While certainly not poverty-stricken, we were moderately but respectably poor. The small farm, farmlet really, of a few acres, market garden and orchard, was the rehab reward to my father for his four or five years of service during the war in North Africa, Egypt, the Middle East and Greece.

I had no idea at all of what a father was until I was six years old. Not uncommon back then, but, for all that, it came as quite a shock when I finally discovered I had one!

Any notion I might have harboured about fathers in general would undoubtedly have been romantic and coloured in full by Mother: ‘Oh yes, dear. The day you were born—I remember it as if it were yesterday. You were born at the moment of a beautiful dawn, fine and clear. Little birds, thrushes and blackbirds, were singing in the trees outside the window of my room.’

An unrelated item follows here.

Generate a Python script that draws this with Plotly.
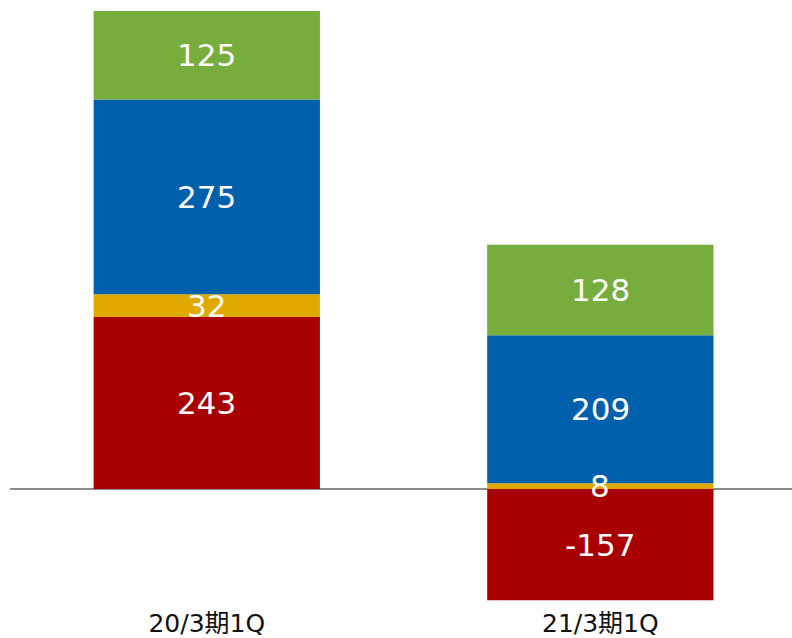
import plotly.graph_objects as go

# Quarterly breakdown (stacked segments, bottom to top)
categories = ["20/3期1Q", "21/3期1Q"]
seg_red = [243, -157]
seg_yellow = [32, 8]
seg_blue = [275, 209]
seg_green = [125, 128]

series = [
    (seg_red, "#a80000"),
    (seg_yellow, "#e0a900"),
    (seg_blue, "#0060ac"),
    (seg_green, "#77ad3c"),
]

font_family = "DejaVu Sans, Noto Sans CJK JP, sans-serif"

fig = go.Figure()
for values, color in series:
    fig.add_trace(go.Bar(
        x=categories,
        y=values,
        width=0.575,
        marker=dict(color=color, line=dict(width=0)),
        hoverinfo="skip",
    ))

# Value labels at the middle of each stacked segment, drawn above all bars
pos_base = [0.0] * len(categories)
neg_base = [0.0] * len(categories)
for values, _ in series:
    for i, v in enumerate(values):
        if v >= 0:
            mid = pos_base[i] + v / 2
            pos_base[i] += v
        else:
            mid = neg_base[i] + v / 2
            neg_base[i] += v
        fig.add_annotation(
            x=categories[i], y=mid, text=str(v), showarrow=False,
            font=dict(color="white", size=31, family=font_family),
            xanchor="center", yanchor="middle",
        )

fig.update_layout(
    width=792,
    height=638,
    barmode="relative",
    showlegend=False,
    plot_bgcolor="white",
    paper_bgcolor="white",
    margin=dict(l=10, r=0, t=0, b=32),
    font=dict(family=font_family),
    xaxis=dict(
        range=[-0.5, 1.487],
        showgrid=False,
        showline=False,
        ticks="",
        automargin=False,
        tickfont=dict(size=25, color="#111111", family=font_family),
    ),
    yaxis=dict(
        range=[-165.2, 690.6],
        showgrid=False,
        showticklabels=False,
        ticks="",
        automargin=False,
        zeroline=True,
        zerolinecolor="#8c8c8c",
        zerolinewidth=2,
    ),
)

fig.write_html("out.html")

I must have been in my forties when one day I repainted this lovely image to my father as we sat reminiscing about this and that. ‘Utter bloody rot,’ he said. ‘It was the middle of the night and it was pissing down with rain. No chirping birds within sight or sound that night…’

Whatever, Lower Hutt was somewhat smaller then than now. The private nursing home where Margaret and I, and later, Hugh, were born, is long gone. For many years the actual spot where I first saw the light of either a crystal-clear bird-infested morning or a rain-soaked midnight sported a McDonald’s. However, the Big Macs have now gone the way of the nursing home and made way for the entrance to a shopping mall. Where no birds sing.

One year, two months and twenty-eight days after me, Margaret was born. She and I have always precisely known this age difference. In childhood we recited it as a sort of mantra…A few weeks after her advent, Father took off to war.

I suspect it was probably just after Father took off to do his bit for King and Country in 1940 that I had my first brush with notoriety—when I was voted Wellington’s Centennial Baby. I think it was a Plunket-inspired event based on a popular vote. No personal appearances were required. Those interested simply voted for the most photogenic wee mite. Although, in the beauty stakes, it has been a downhill slide ever since, my photo-portrait from the occasion shows that I was one stunningly soulful and wide-eyed little innocent. According to Mama—and who am I to doubt her?—I also made it to number five nationwide. Or maybe it was number seven. Fact or fiction? Who knows? Margaret, on the other hand, had to wait her turn, but did make it to the Plunket handbook of that era where her perfect milk-teeth were featured.

Possibly as a result of being famed for only her teeth rather than her full head, my sister decided to even the score by getting rid of me altogether. I was putty in her hands, even if those hands were one year, two months and twenty-eight days younger than mine. Mother’s much older sister, Agnes (Ga, as we called her), lived with us during the war years. She took care of us while Mother, after a two-week stint of packing biscuits for Griffins—a job not to her liking—worked, man-powered into wartime clerical service at the War Office in Wellington. I think I know which job I would have rather had…

One afternoon, poor old Ga decided to take what was likely a well-deserved forty winks, and Margaret seized the moment. Taking me by the hand, Margaret led me from our home in Waterloo, Lower Hutt, and escorted me to the nearby suburban rail station where we waited on the platform for the next train. It came. I clambered up the steps into the carriage, Margaret urging, pushing me from behind. I have never forgotten her words to me as she waved goodbye: ‘Go and find your mother,’ she called.

For obvious reasons, I cannot recall the glory days of my Centennial Baby success, but I certainly do remember ‘going to find my mother’.